### The exercise
Return the material exactly, first line through the line containing "from matplotlib.patches import Rectangle", and nothing more. Pictures stay out.

### Recorded data
▬▬▬

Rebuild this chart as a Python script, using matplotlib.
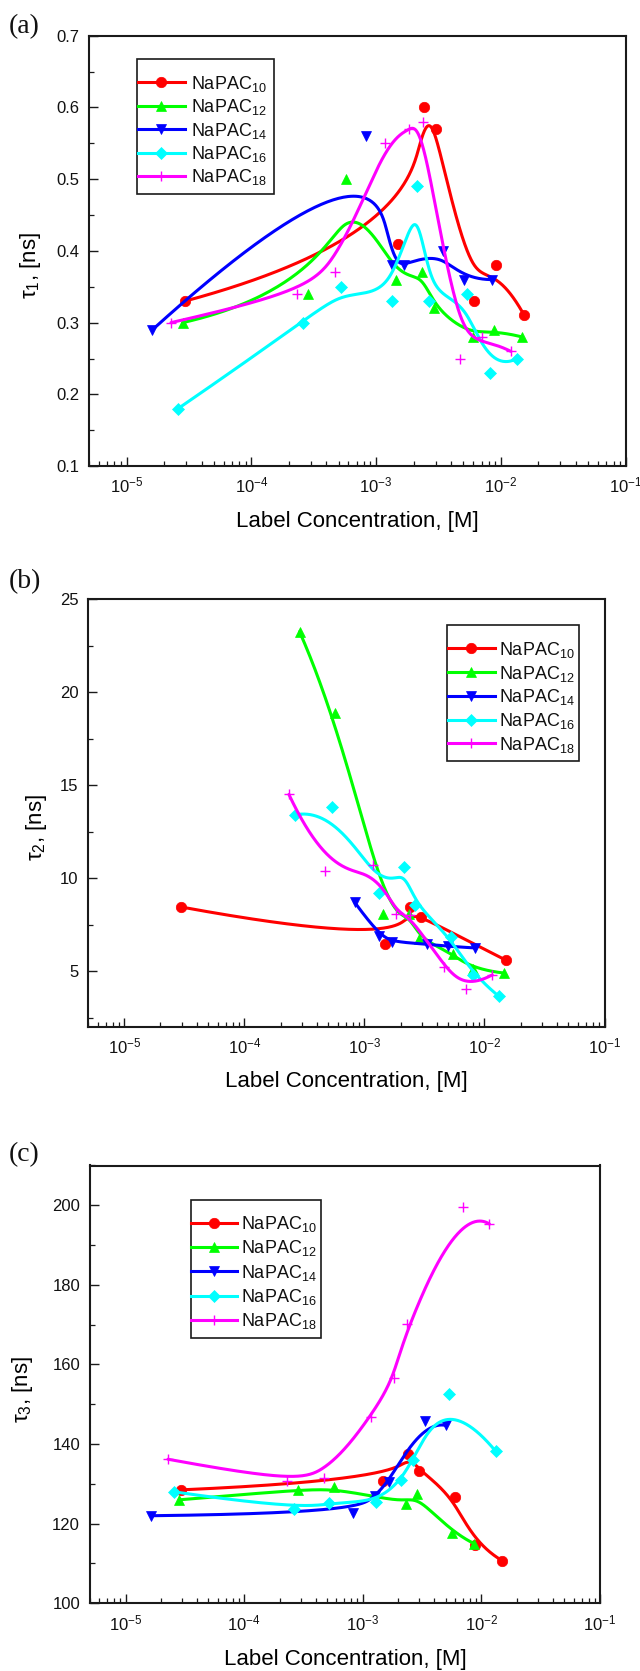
import numpy as np
import matplotlib
matplotlib.use('Agg')
import matplotlib.pyplot as plt
from matplotlib.ticker import LogLocator, MultipleLocator, NullFormatter, LogFormatterSciNotation
from matplotlib.patches import Rectangle

plt.rcParams.update({
    'font.family': ['Liberation Sans', 'DejaVu Sans'],
    'mathtext.fontset': 'custom',
    'mathtext.rm': 'Liberation Sans',
    'mathtext.it': 'Liberation Sans:italic',
    'mathtext.bf': 'Liberation Sans:bold',
})

# ---------------- data ----------------
labels = ['NaPAC$_{10}$', 'NaPAC$_{12}$', 'NaPAC$_{14}$', 'NaPAC$_{16}$', 'NaPAC$_{18}$']

# panel (a): tau1 [ns]
a10_x = [2.94e-5, 1.50e-3, 2.43e-3, 3.01e-3, 6.08e-3, 9.2e-3, 1.54e-2]
a10_y = [0.33, 0.41, 0.60, 0.57, 0.33, 0.38, 0.31]
a12_x = [2.82e-5, 2.87e-4, 5.77e-4, 1.44e-3, 2.32e-3, 2.92e-3, 5.97e-3, 8.75e-3, 1.48e-2]
a12_y = [0.30, 0.34, 0.50, 0.36, 0.37, 0.32, 0.28, 0.29, 0.28]
a14_x = [1.61e-5, 8.37e-4, 1.33e-3, 1.67e-3, 3.41e-3, 5.04e-3, 8.49e-3]
a14_y = [0.29, 0.56, 0.38, 0.38, 0.40, 0.36, 0.36]
a16_x = [2.58e-5, 2.61e-4, 5.26e-4, 1.33e-3, 2.12e-3, 2.66e-3, 5.37e-3, 8.13e-3, 1.35e-2]
a16_y = [0.18, 0.30, 0.35, 0.33, 0.49, 0.33, 0.34, 0.23, 0.25]
a18_x = [2.27e-5, 2.31e-4, 4.65e-4, 1.17e-3, 1.84e-3, 2.36e-3, 4.74e-3, 7.1e-3, 1.2e-2]
a18_y = [0.30, 0.34, 0.37, 0.55, 0.57, 0.58, 0.25, 0.28, 0.26]

# panel (b): tau2 [ns]
b10_x = [2.98e-5, 1.47e-3, 2.42e-3, 2.97e-3, 1.50e-2]
b10_y = [8.45, 6.45, 8.45, 7.9, 5.6]
b12_x = [2.88e-4, 5.74e-4, 1.43e-3, 2.37e-3, 2.84e-3, 5.5e-3, 8.0e-3, 1.45e-2]
b12_y = [23.25, 18.9, 8.1, 8.1, 6.75, 5.95, 5.1, 4.9]
b14_x = [8.3e-4, 1.33e-3, 1.70e-3, 3.33e-3, 4.97e-3, 8.35e-3]
b14_y = [8.7, 6.9, 6.56, 6.47, 6.33, 6.25]
b16_x = [2.64e-4, 5.32e-4, 1.32e-3, 2.13e-3, 2.62e-3, 5.3e-3, 8.05e-3, 1.32e-2]
b16_y = [13.4, 13.8, 9.2, 10.6, 8.55, 6.85, 4.77, 3.65]
b18_x = [2.35e-4, 4.68e-4, 1.17e-3, 1.83e-3, 2.4e-3, 4.63e-3, 7.06e-3, 1.16e-2]
b18_y = [14.5, 10.4, 10.7, 8.1, 8.0, 5.2, 4.05, 4.8]

# panel (c): tau3 [ns]
c10_x = [2.92e-5, 1.47e-3, 2.42e-3, 3.0e-3, 6.0e-3, 8.85e-3, 1.50e-2]
c10_y = [128.5, 130.7, 137.6, 133.2, 126.8, 114.7, 110.7]
c12_x = [2.84e-5, 2.86e-4, 5.72e-4, 2.31e-3, 2.87e-3, 5.7e-3, 8.7e-3]
c12_y = [126.0, 128.5, 129.2, 124.9, 127.5, 117.6, 115.0]
c14_x = [1.63e-5, 8.26e-4, 1.27e-3, 1.66e-3, 3.33e-3, 5.02e-3]
c14_y = [122.0, 122.6, 127.0, 130.5, 145.8, 144.7]
c16_x = [2.58e-5, 2.61e-4, 5.24e-4, 1.30e-3, 2.09e-3, 2.63e-3, 5.30e-3, 1.32e-2]
c16_y = [128.0, 123.7, 125.3, 125.4, 130.9, 136.1, 152.5, 138.2]
c18_x = [2.28e-5, 2.31e-4, 4.67e-4, 1.17e-3, 1.85e-3, 2.34e-3, 6.98e-3, 1.17e-2]
c18_y = [136.2, 130.7, 131.5, 146.9, 156.7, 170.3, 199.5, 195.3]

# ---------------- style ----------------
colors = ['#FF0000', '#00FF00', '#0000FF', '#00FFFF', '#FF00FF']
markers = ['o', '^', 'v', 'D', '+']
msizes = [7.5, 7.8, 7.8, 6.4, 7.0]
W, H = 640, 1671
SP = '#1a1a1a'


def bspline(x, y, n=500, k=3):
    """Clamped uniform B-spline with the data points as control points (log-x space)."""
    P = np.column_stack([np.log10(np.asarray(x, float)), np.asarray(y, float)])
    m = len(P)
    k = min(k, m - 1)
    knots = np.concatenate([np.zeros(k), np.linspace(0, 1, m - k + 1), np.ones(k)])
    t = np.linspace(0, 1, n)
    nb = len(knots) - 1
    N = np.zeros((nb, n))
    for i in range(nb):
        N[i] = (knots[i] <= t) & (t < knots[i + 1])
    last = max(i for i in range(nb) if knots[i] < knots[i + 1])
    N[last, t >= 1] = 1
    for d in range(1, k + 1):
        Nn = np.zeros((nb - d, n))
        for i in range(nb - d):
            a = knots[i + d] - knots[i]
            b = knots[i + d + 1] - knots[i + 1]
            term = np.zeros(n)
            if a > 0:
                term += (t - knots[i]) / a * N[i]
            if b > 0:
                term += (knots[i + d + 1] - t) / b * N[i + 1]
            Nn[i] = term
        N = Nn
    C = N.T @ P
    return 10 ** C[:, 0], C[:, 1]


fig = plt.figure(figsize=(W / 100, H / 100), dpi=100)


def px_rect(l, r, t, b):
    return [l / W, 1 - b / H, (r - l) / W, (b - t) / H]


panels = [
    dict(rect=px_rect(89.0, 625.7, 35.7, 466.1), ylim=(0.1, 0.7), maj=0.1, mnr=0.05,
         ylabel=r'$\mathregular{\tau_{1}}$, [ns]', ylc=(-0.1088, 0.467), xly=-0.1276,
         data=[(a10_x, a10_y), (a12_x, a12_y), (a14_x, a14_y), (a16_x, a16_y), (a18_x, a18_y)]),
    dict(rect=px_rect(88.2, 604.5, 599.1, 1027.0), ylim=(2, 25), maj=5, mnr=2.5,
         ylabel=r'$\mathregular{\tau_{2}}$, [ns]', ylc=(-0.0997, 0.467), xly=-0.128,
         data=[(b10_x, b10_y), (b12_x, b12_y), (b14_x, b14_y), (b16_x, b16_y), (b18_x, b18_y)]),
    dict(rect=px_rect(89.8, 600.0, 1165.5, 1603.3), ylim=(100, 210), maj=20, mnr=10,
         ylabel=r'$\mathregular{\tau_{3}}$, [ns]', ylc=(-0.132, 0.488), xly=-0.128,
         data=[(c10_x, c10_y), (c12_x, c12_y), (c14_x, c14_y), (c16_x, c16_y), (c18_x, c18_y)]),
]

for p in panels:
    ax = fig.add_axes(p['rect'])
    for (x, y), c, m, ms in zip(p['data'], colors, markers, msizes):
        cx, cy = bspline(x, y)
        ax.plot(cx, cy, '-', color=c, lw=2.2, solid_capstyle='round')
        mew = 1.0 if m == '+' else 0.5
        ax.plot(x, y, ls='none', marker=m, ms=ms, color=c, mec=c, mew=mew)
    ax.set_xscale('log')
    ax.set_xlim(5e-6, 0.1)
    ax.set_ylim(*p['ylim'])
    ax.xaxis.set_major_locator(LogLocator(base=10, numticks=20))
    ax.xaxis.set_minor_locator(LogLocator(base=10, subs=np.arange(2, 10) * 1.0, numticks=20))
    ax.xaxis.set_minor_formatter(NullFormatter())
    ax.xaxis.set_major_formatter(LogFormatterSciNotation())
    ax.yaxis.set_major_locator(MultipleLocator(p['maj']))
    ax.yaxis.set_minor_locator(MultipleLocator(p['mnr']))
    ax.tick_params(which='both', direction='in', top=False, right=False,
                   color=SP, labelsize=12, labelcolor='#111111')
    ax.tick_params(which='major', length=6.5, width=1.0, pad=7)
    ax.tick_params(which='minor', length=3.6, width=0.9)
    for s in ax.spines.values():
        s.set_color(SP)
        s.set_linewidth(1.5)
    ax.set_xlabel('Label Concentration, [M]', fontsize=16, va='center')
    ax.xaxis.set_label_coords(0.5, p['xly'])
    ax.set_ylabel(p['ylabel'], fontsize=16, va='center')
    ax.yaxis.set_label_coords(*p['ylc'])

# overlay in pixel coordinates for legends and panel letters
ov = fig.add_axes([0, 0, 1, 1])
ov.set_xlim(0, W)
ov.set_ylim(H, 0)
ov.axis('off')

legends = [
    dict(box=(137.3, 59, 274.3, 194), line=(137.8, 185), tx=190.7, y0=82.3, dy=23.4),
    dict(box=(447.3, 625.3, 579.3, 761.3), line=(447.8, 495), tx=499, y0=648.3, dy=23.75),
    dict(box=(190.6, 1200, 321.1, 1338.3), line=(191.1, 236.7), tx=241.2, y0=1222.7, dy=24.3),
]
LFS = 13
for L in legends:
    x0, y0, x1, y1 = L['box']
    ov.add_patch(Rectangle((x0, y0), x1 - x0, y1 - y0, fill=False, ec=SP, lw=1.2, zorder=5))
    la, lb = L['line']
    for i, (lab, c, m, ms) in enumerate(zip(labels, colors, markers, msizes)):
        yy = L['y0'] + i * L['dy']
        ov.plot([la, lb], [yy, yy], '-', color=c, lw=2.2, zorder=6)
        mew = 1.0 if m == '+' else 0.5
        ov.plot([(la + lb) / 2], [yy], ls='none', marker=m, ms=ms, color=c, mec=c, mew=mew, zorder=7)
        ov.text(L['tx'], yy + 0.358 * LFS * 100 / 72, lab, fontsize=LFS, ha='left',
                va='baseline', color='#111111', zorder=8)

for txt, yc in [('(a)', 27), ('(b)', 582), ('(c)', 1154.5)]:
    ov.text(8.5, yc, txt, fontsize=20, family=['Liberation Serif', 'DejaVu Serif'],
            ha='left', va='center', color='#111111')

fig.savefig('out.png', dpi=100)
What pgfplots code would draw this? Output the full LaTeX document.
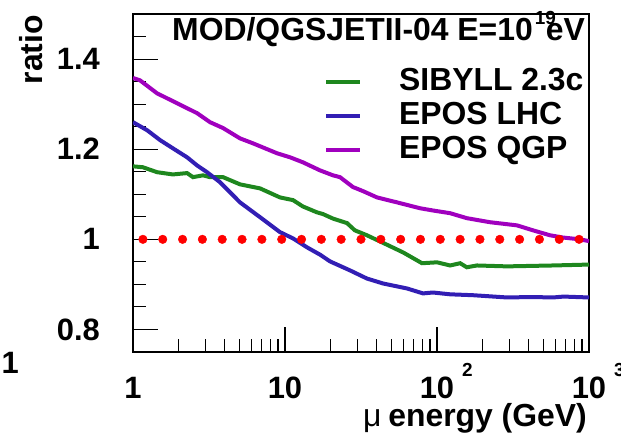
\documentclass[border=0pt]{standalone}
\usepackage{fontspec}
\setmainfont{Liberation Sans}
\usepackage{pgfplots}
\pgfplotsset{compat=1.18}
\definecolor{cgreen}{RGB}{30,135,30}
\definecolor{cblue}{RGB}{50,30,180}
\definecolor{cpurple}{RGB}{160,0,190}
\newcommand{\bigf}{\fontsize{31}{34}\selectfont\bfseries}
\newcommand{\txtf}{\fontsize{32}{35}\selectfont\bfseries}
\newcommand{\sups}[1]{\rlap{\hspace{8bp}\raisebox{22bp}{\fontsize{19}{19}\selectfont\bfseries #1}}}
\begin{document}
\begin{tikzpicture}
\begin{axis}[
  at={(0,0)}, anchor=south west,
  scale only axis, width=456bp, height=338bp,
  xmode=log, xmin=1, xmax=1000, ymin=0.75, ymax=1.5,
  axis line style={line width=1.6bp},
  tick align=inside, xtick pos=left, ytick pos=left,
  xtick={1,10,100,1000},
  xticklabels={1,10,10\sups{2},10\sups{3}},
  minor xtick={2,3,4,5,6,7,8,9,20,30,40,50,60,70,80,90,200,300,400,500,600,700,800,900},
  ytick={0.8,1,1.2,1.4}, yticklabels={0.8,1,1.2,1.4},
  minor ytick={0.85,0.9,0.95,1.05,1.1,1.15,1.25,1.3,1.35,1.45},
  major tick length=25bp, minor tick length=13bp,
  every tick/.style={black, line width=1.1bp},
  xticklabel style={font=\bigf, anchor=base, inner sep=0pt, yshift=-46bp},
  yticklabel style={font=\bigf, anchor=east, inner sep=0pt, xshift=-33bp},
  xlabel={{\mdseries μ}\hspace{-2bp} energy (GeV)},
  xlabel style={font=\txtf, at={(axis description cs:1,0)}, anchor=base east, inner sep=0pt, yshift=-74bp, xshift=-2bp},
  ylabel={ratio},
  ylabel style={font=\txtf, at={(axis description cs:-0.1974,0.997)}, anchor=base east, inner sep=0pt},
  title={MOD/QGSJETII-04 E=10\rlap{\hspace{2bp}\raisebox{16bp}{\fontsize{19}{19}\selectfont\bfseries 19}}\hspace{13bp}eV},
  title style={font=\txtf, at={(axis description cs:0.9912,0.9053)}, anchor=base east, inner sep=0pt},
  legend style={draw=none, fill=none, at={(axis description cs:0.4188,0.836)}, anchor=north west,
    inner sep=0pt, font=\txtf, row sep=13bp, column sep=0bp,
    nodes={inner sep=0pt, text height=21bp, text depth=0pt}},
  legend cell align=left,
  legend image code/.code={\draw[line width=4bp] (0bp,-1.5bp)--(34bp,-1.5bp); \path (71bp,0bp);},
]
\addplot[cgreen, line width=4bp] coordinates {
(1,1.162) (1.16,1.16) (1.44,1.149) (1.83,1.144) (2.27,1.147) (2.48,1.138) (2.89,1.142)
(3.21,1.138) (3.91,1.138) (5.06,1.122) (6.86,1.113) (9.27,1.093) (11.3,1.087) (13.1,1.073)
(16.2,1.06) (17.8,1.056) (20.7,1.046) (25.6,1.036) (28.8,1.02) (34.6,1.009) (46.9,0.988) (59.8,0.971)
(79.7,0.947) (100,0.949) (122,0.942) (142,0.947) (157,0.938) (183,0.942) (289,0.94)
(580,0.942) (1000,0.944)};
\addlegendentry{SIBYLL 2.3c}
\addplot[cblue, line width=4bp] coordinates {
(1,1.26) (1.24,1.242) (1.51,1.22) (1.83,1.202) (2.27,1.182) (2.64,1.164) (3.07,1.149)
(3.73,1.127) (5.06,1.082) (6.86,1.049) (9.27,1.016) (11.3,1.002) (14.0,0.982) (17.0,0.966)
(19.8,0.951) (26.8,0.931) (34.6,0.913) (44.2,0.902) (63.5,0.891) (80.9,0.88) (94,0.882)
(122,0.878) (173,0.876) (289,0.871) (420,0.872) (580,0.871) (680,0.873) (1000,0.871)};
\addlegendentry{EPOS LHC}
\addplot[cpurple, line width=4bp] coordinates {
(1,1.358) (1.11,1.353) (1.44,1.324) (1.95,1.302) (2.64,1.28) (3.21,1.26) (3.91,1.247)
(5.06,1.224) (6.16,1.213) (8.86,1.191) (10.8,1.182) (13.1,1.171) (17.0,1.153) (20.7,1.142)
(23.0,1.138) (28.0,1.116) (32.6,1.107) (40.3,1.093) (54.6,1.082) (77.3,1.069) (94.1,1.064)
(122,1.058) (157,1.047) (223,1.038) (336,1.031) (428,1.02) (554,1.009) (674,1.004)
(873,1.0) (1000,0.996)};
\addlegendentry{EPOS QGP}
\addplot[forget plot, only marks, mark=*, mark size=4.3bp, color=red, mark options={fill=red, draw=red}] coordinates {
(1.162,1) (1.569,1) (2.119,1) (2.861,1) (3.864,1) (5.218,1) (7.046,1) (9.512,1)
(12.85,1) (17.34,1) (23.42,1) (31.62,1) (42.70,1) (57.66,1) (77.86,1) (105.1,1)
(142.0,1) (191.7,1) (258.8,1) (349.5,1) (472.0,1) (637.4,1) (860.7,1)};
\end{axis}
\node[font=\bigf, anchor=base east, inner sep=0pt] at (-114bp,-21bp) {1};
\pgfresetboundingbox
\useasboundingbox (-133bp,-85bp) rectangle (488bp,352bp);
\end{tikzpicture}
\end{document}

▬▬▬

### Completed task
Rebuild this chart as a Python script, using matplotlib.
import numpy as np
import matplotlib
matplotlib.use('Agg')
import matplotlib.pyplot as plt
from matplotlib.ticker import LogLocator, MultipleLocator, NullFormatter, LogFormatterSciNotation
from matplotlib.patches import Rectangle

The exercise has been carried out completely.